Yes, clearly your husband had some bad experiences which soured him on academia. But I see this as analogous to refusing to eat out ever again because you've had bad service. It happens -- why throw the baby out with the bathwater?
I've had plenty of bad teachers. I mentioned on the panel my favorite quote from Richard Brautigan, who said, "My teachers could have ridden with Jesse James for all the time they stole from me." There are few things as soul-sucking as a bad teacher.
But there are few things as life-renewing as a good one. I see the students in my class who through study come to appreciate the hidden complexities of works they enjoyed but didn't know why. I see them take these tools of analysis and open up the world before them with new appreciation for the hard work of writing, finding the treasures, understanding better than ever that we all stand on the shoulders of giants.
The suggestion that we "simply enjoy the story" suggests that shutting of the brain is necessary to enjoyment, that books are mere trifles to be digested without thought. The books we love -- we truly love -- are deep oceans of thought shared across the pages, across even centuries at time, that reward closer looks.
It's the difference between chitchat and a deep heart-to-heart conversation. Sometimes you're just in the mood for light conversation, but what we treasure most are those whose hearts we can share deeply even as we change over the years.
What would Tolkien be without his studies? Or Asimov? I guess I ingested Blake at an influential moment: "You can never know enough without knowing more than enough."
I always want to know more.
I never felt a need to study Asimov. His works stand up as *reading* experience, and do not need to be dissected to be enjoyed.
Funny thing I've found-- when you cut the living dog into pieces, it never acts the same afterwards, even if you put the pieces back where you found them.
Hate to break it to you, but reading is "studying" -- unless you forget each word as you read the next. Your comparison to butchering a dog is a false analogy -- you're comparing apples and oranges.
But I'll save my breath. Clearly your mind is closed on the subject.
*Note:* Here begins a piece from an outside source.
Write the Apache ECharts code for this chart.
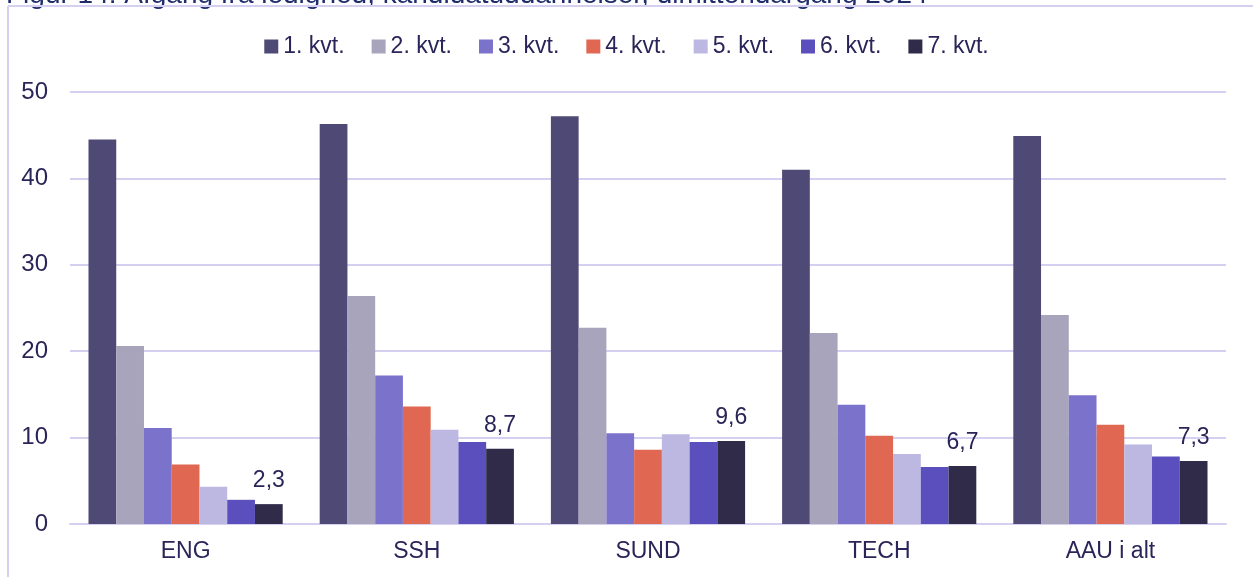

To Anonymous: You say that Asimov's works "do not need to be dissected to be enjoyed." I agree whole-heartedly - and I bet Kate might, too. However, no one - certainly not Kate - has said that you can only enjoy a work if you study it. Your argument is based on a false either/or proposition. I have loved books, studied then, and continued to love them - sometimes more. But I also have loved lots of books that I didn't study. As a rule, I don't love one type of book over the other.
Funny thing I've found--after I've studied a book, it's still all in one piece, the same as before.
Exactly. I don't think academia is saying that anything "must" be studied. It is saying -and it should be saying- that anything can be studied, that we're allowed to study anything. Just like we can and have the right to experience things without analyzing them in the slightest. I'm not comfortable with the suggestion that analysis can be intrinsically bad.